For a long time Rat and the child studied one another. “I am a father, Cummings.”
“May I congratulate you, sir?” Cummings asked, and he meant it. He was not sure how the notion of fatherhood would sett
le with the Resident.
“You may, Cummings,” Rat replied. There was a softness to his voice and, if Cummings was not mistaken, a certain mistiness about his eyes. “It is no coincidence that the final installment of our little serial had much to do with fatherhood.”
“Indeed, sir?”
“Indeed, Cummings,” said Rat. “It is as if the scribe who churns out these little vignettes, doubtless aware that I had no father, was, in some poor way, attempting to illustrate the finer points of fatherhood in preparation of this eventuality.”
“Most considerate, sir.”
“The child therein was unique.”
“Should not all fathers regard their children as such, sir?”

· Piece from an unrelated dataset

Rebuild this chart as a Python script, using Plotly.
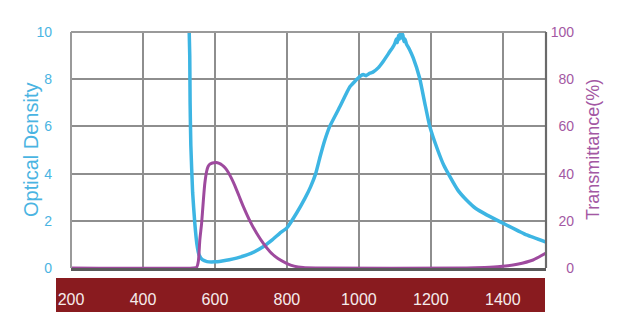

“They should, Cummings,” Rat concurred, “yet this particular child possessed an extra dimension of uniqueness in that he was autistic.”
“Autistic, sir?”
“A mental condition, Cummings, wherein the wiring of the brain gets crossed.” Not unlike Tomichya, he remembered, whose adventure had more or less inaugurated his residency.
“Ah.”
“A mark of the condition is often the inability to speak, or to speak articulately,” said Rat. He looked at the girl. “You say she hasn’t said anything?”
“No, sir.”
“Do you suppose she’s autistic?”
“I have no medical knowledge, sir. Therefore, should I advance any opinion on the subject, it would be suspect. She has a healthy appetite, at least. I would say, though, that she seems a bright enough young person. While she hasn’t spoken, she takes instruction well, such as when I would ask her to water the oleander or hand me the Digby’s Eminent Statuary Polish. She is most willing to be of service.”

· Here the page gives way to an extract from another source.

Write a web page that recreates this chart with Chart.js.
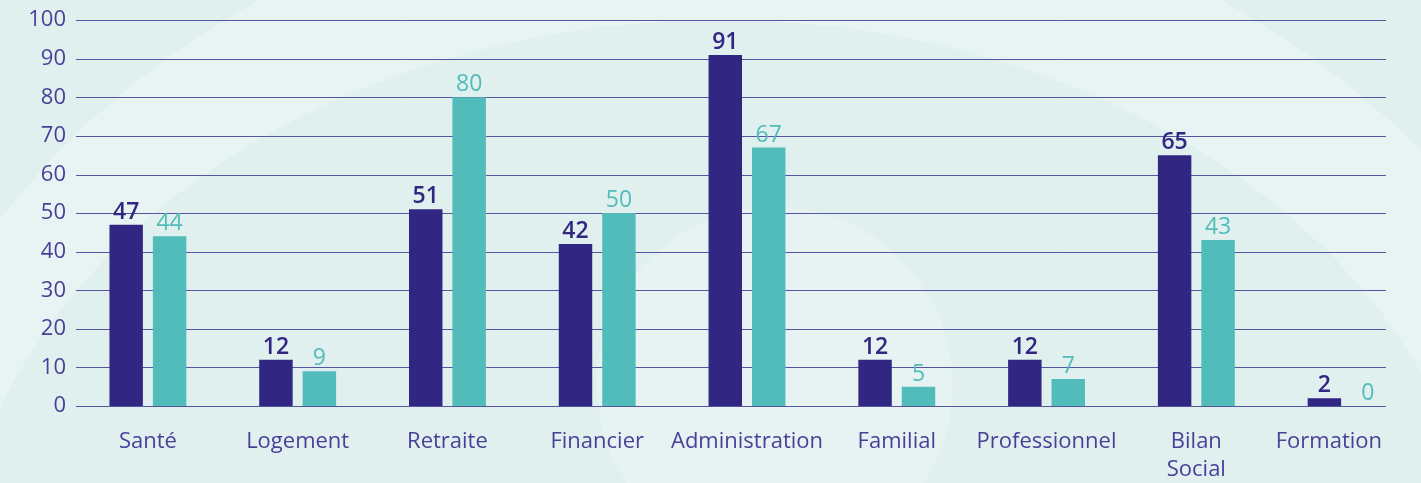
<!DOCTYPE html>
<html>
<head>
<meta charset="utf-8">
<script src="https://cdn.jsdelivr.net/npm/chart.js@4.4.1/dist/chart.umd.min.js"></script>
<style>
  html, body { margin: 0; padding: 0; background: #dff0ef; }
  #wrap { width: 1421px; height: 483px; }
</style>
</head>
<body>
<div id="wrap"><canvas id="c" width="1421" height="483"></canvas></div>
<script>
const categories = ["Santé", "Logement", "Retraite", "Financier", "Administration", "Familial", "Professionnel", ["Bilan", "Social"], "Formation"];
const seriesNavy = [47, 12, 51, 42, 91, 12, 12, 65, 2];
const seriesTeal = [44, 9, 80, 50, 67, 5, 7, 43, 0];
const yTicks = [0, 10, 20, 30, 40, 50, 60, 70, 80, 90, 100];

const NAVY = '#312681';
const TEAL = '#52bcbb';
const TICK = '#4a3f98';
const FONT = "'Open Sans', 'Noto Sans', sans-serif";

const bgPlugin = {
  id: 'bg',
  beforeDraw(chart) {
    const ctx = chart.ctx;
    const W = chart.width, H = chart.height;
    ctx.save();
    ctx.fillStyle = '#dff0ef';
    ctx.fillRect(0, 0, W, H);
    ctx.beginPath();
    ctx.ellipse(740, 620, 880, 740, 0, 0, Math.PI * 2);
    ctx.ellipse(720, 620, 770, 600, 0, 0, Math.PI * 2, true);
    ctx.fillStyle = '#e8f4f3';
    ctx.fill('evenodd');
    ctx.beginPath();
    ctx.arc(775, 385, 178, 0, Math.PI * 2);
    ctx.fillStyle = '#e7f3f2';
    ctx.fill();
    ctx.restore();
  }
};

const gridPlugin = {
  id: 'gridLines',
  beforeDatasetsDraw(chart) {
    const ctx = chart.ctx;
    const y = chart.scales.y;
    ctx.save();
    ctx.strokeStyle = 'rgba(49,45,140,0.8)';
    ctx.lineWidth = 1;
    yTicks.forEach(v => {
      const py = Math.round(y.getPixelForValue(v)) + 0.5;
      ctx.beginPath();
      ctx.moveTo(76, py);
      ctx.lineTo(1386, py);
      ctx.stroke();
    });
    ctx.restore();
  }
};

const xLabelPlugin = {
  id: 'xLabels',
  afterDraw(chart) {
    const ctx = chart.ctx;
    const xs = chart.scales.x;
    const baseY = chart.chartArea.bottom + 36;
    ctx.save();
    ctx.font = '22px ' + FONT;
    ctx.fillStyle = TICK;
    ctx.textAlign = 'center';
    ctx.textBaseline = 'middle';
    categories.forEach((lab, i) => {
      const lines = Array.isArray(lab) ? lab : [lab];
      const w = Math.max(...lines.map(l => ctx.measureText(l).width));
      let x = xs.getPixelForTick(i);
      if (x + w / 2 > 1382) x = 1382 - w / 2;
      lines.forEach((l, k) => ctx.fillText(l, x, baseY + k * 28));
    });
    ctx.restore();
  }
};

const labelPlugin = {
  id: 'valueLabels',
  afterDatasetsDraw(chart) {
    const ctx = chart.ctx;
    ctx.save();
    chart.data.datasets.forEach((ds, i) => {
      const meta = chart.getDatasetMeta(i);
      meta.data.forEach((bar, j) => {
        ctx.font = (i === 0 ? '600 ' : '400 ') + '23px ' + FONT;
        ctx.fillStyle = i === 0 ? NAVY : TEAL;
        ctx.textAlign = 'center';
        ctx.textBaseline = 'bottom';
        ctx.fillText(String(ds.data[j]), bar.x, bar.y - 1);
      });
    });
    ctx.restore();
  }
};

new Chart(document.getElementById('c'), {
  type: 'bar',
  data: {
    labels: categories,
    datasets: [
      { label: 'A', data: seriesNavy, backgroundColor: NAVY, borderWidth: 0, categoryPercentage: 0.58, barPercentage: 0.77 },
      { label: 'B', data: seriesTeal, backgroundColor: TEAL, borderWidth: 0, categoryPercentage: 0.58, barPercentage: 0.77 }
    ]
  },
  options: {
    responsive: false,
    animation: false,
    layout: { padding: { top: 7, right: 0, left: 0, bottom: 0 } },
    plugins: { legend: { display: false }, tooltip: { enabled: false } },
    scales: {
      x: {
        grid: { display: false, drawTicks: false },
        border: { display: false },
        ticks: { display: false },
        afterFit(scale) { scale.height = 77; }
      },
      y: {
        min: 0, max: 100,
        afterBuildTicks(scale) { scale.ticks = yTicks.map(v => ({ value: v })); },
        grid: { display: false, drawTicks: false },
        border: { display: false },
        ticks: { color: TICK, font: { family: FONT, size: 22 }, padding: 7 },
        afterFit(scale) { scale.width = 73; }
      }
    }
  },
  plugins: [bgPlugin, gridPlugin, labelPlugin, xLabelPlugin]
});
</script>
</body>
</html>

“Therefore, you are doubtless wondering, how could she possibly be my daughter?”
Cummings inhaled to protest.
“Nay, Cummings. ‘tis true. Mine was not the soul of a servant, yet much has happened to remedy that shortcoming.” Now, at last, he looked at the mirror and, surveying the still life of his soul therein, smiled. “I have changed and, if I may be so bold, not for the worse.”